TD: You’ve really made a name for yourself as one of the top American crews and tactical minds in our country – evidenced by your recent nomination for US Rolex Sailor of the Year. What are you looking for on the water to help you determine pressure, angle, duration or patterns?
DH: Reading the water during racing is something that must be done quickly and with accuracy. Often there isn’t the luxury of time, so the ability to take a confident visual snapshot is key. Where’s the next puff? What’s its shape? Where are the edges and meat of the puff? How far should I dig in? Is the wind feature moving slower or faster than expected? Is the water showing me some subtle opportunity in the current? Where do the puffs and currents connect and how does that road map correspond to what our team is trying to accomplish? Data in, analysis, and decision output – it’s a simple, yet challenging cycle that requires clear, sharp vision. Tajima lenses are crisp, removes harsh glare which allows for greater color saturation and separation that makes it easier for me to use the water’s texture and tones to best decipher the details.
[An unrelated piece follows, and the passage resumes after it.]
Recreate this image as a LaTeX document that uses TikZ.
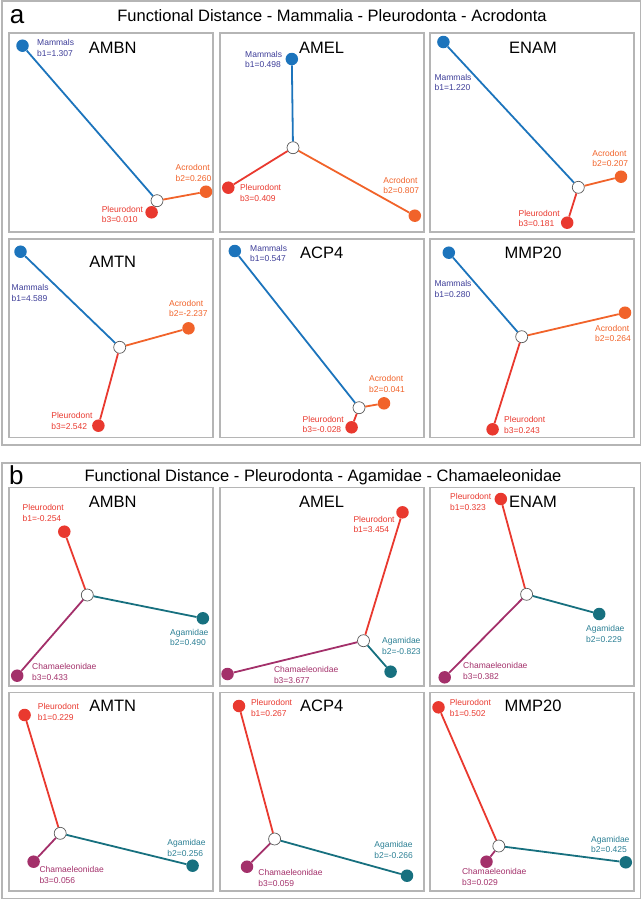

One of the reasons the True View Gray 15 Blue Mirror is my all-purpose go-to lens is that it’s a neutral lens tint rendering colors as they are naturally. The Blue Mirror seems to further reflect light and offer richer color saturation in a variety of sun conditions and bodies of water. The better the visual data, the better the output.
TD: You spend a tremendous amount of time on the water training, racing, coaching … all in the harmful elements and irritating glare of the sun, wind, and salt water. We’ve discussed lens quality advantages for reading breeze, what about eye protection? Impact protection, and the harsh elements, which then induces the fatigue factor … does this weigh into your eyewear and lens decisions?
DH: Yes, absolutely. It’s all about sharp optics, and protection. A hi-quality polarized lens can be the difference-maker in picking up on the smallest details on the water quickly. High-level protection means I’ll be less fatigued after a long day on the water. I definitely feel the benefits of good lenses as the regatta wears on. Vision health is key to longevity in this sport and not something I take for granted. No one can afford the risk of eye damage. From the constant pounding of the elements but also impact protection. Protection is something we all should demand from our lenses as the last thing we need is lasting eye damage or a shattered lens damaging an eyeball or loss of sight. It’s pretty simple, right! As for water shedding, anti-reflective treatments and such … I’m not a scientist, but whatever Tajima coats their lenses with … it works!
TD: You’re currently preparing for the Etchells World Championship with Steve Benjamin, while concurrently campaigning J/70 and J/24 programs. You just won the J/70 class at last week’s Annapolis Sailing World Helly Hansen Regatta with Terry Hutchinson. Tell us a bit about your role in these programs.
DH: Benj and Terry are true legends of our sport. The opportunity to learn from them is such an honor. Their intensity helps me bring my best as a competitor. Supporting Terry with wind-shift play has been super rewarding and we’re looking forward to sailing together more. It looks like we qualified for the 2023 J/70 Worlds, to boot! Benj and I go back many years and more races than I can remember. We have great chemistry with boat set-up, tuning, sail trim, and regatta approach. My long-time friend and Olympic partner Stu McNay has recently joined the team. Upwind, Stu and I divide strategy and tactics — a relationship we know well from our years in the 470! Downwind I trim the spinnaker. It’s such a solid team. No stone left unturned!